The only place the campaign could find for a quick news conference was the site of the fundraiser. This was the Segerstrom Center for the Arts, “an elegant modern glass-and-steel building” (Barbaro's words). Apparently the fundraiser had already started. Rich campaign donors watched as the reporters were herded past them. A Romney aide cursed at some of the press for not moving fast enough.
Romney stepped before the camera and did one of his disintegrating-dad schticks, like Dagwood Bumstead trying to hide a colony of ants under his suit. It wasn't funny to watch, Romney never is. It wasn't reassuring either. Romney went to the fundraiser, then went back to his hotel and had dinner alone.

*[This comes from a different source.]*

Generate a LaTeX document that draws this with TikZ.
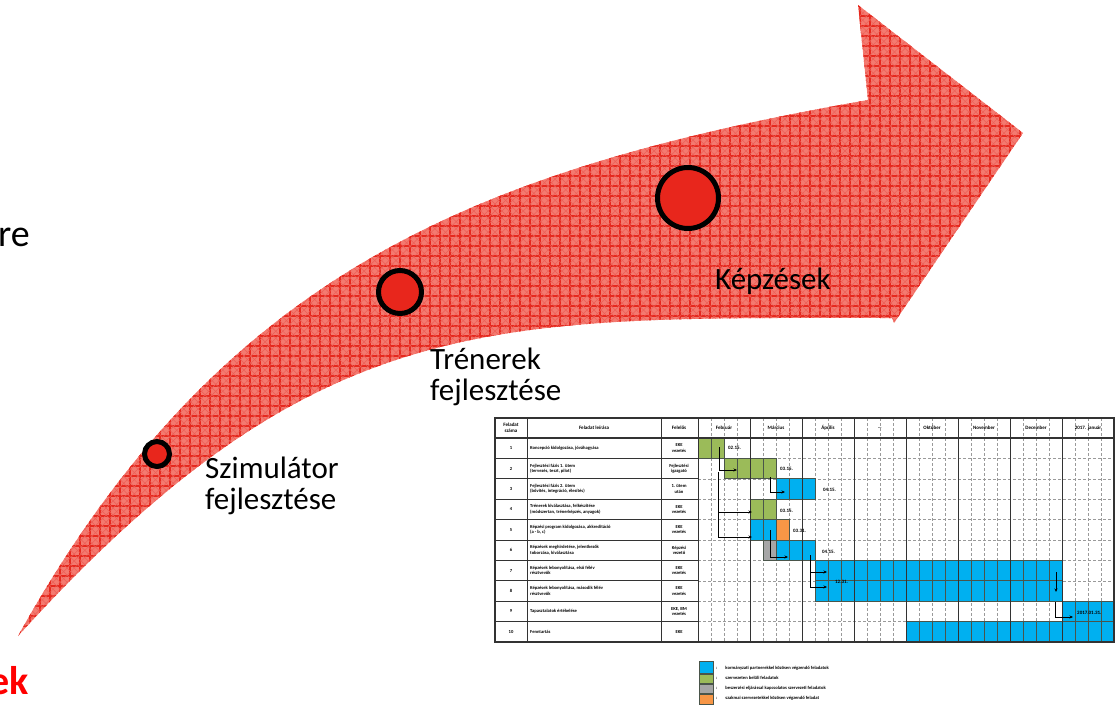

Vegetarian burrito. On Tuesday, Romney got on board his plane and flew to Utah, headed for another fund-raiser. The Washington Post quoted a “campaign fund raiser” who warned that donors “sort of feel that they’re not getting any feedback or any touchy-feely...” An article in Real Clear Politics quoted a “Republican with extensive ties to the party’s fund-raising community” to the effect that Romney was paying too much attention to getting money out of donors, not enough to actual campaigning. “'There’s not really a campaign here,” the Republican said. Peggy Noonan and William Kristol said what they had to say.
Romney sat by himself and ate a vegetarian burrito.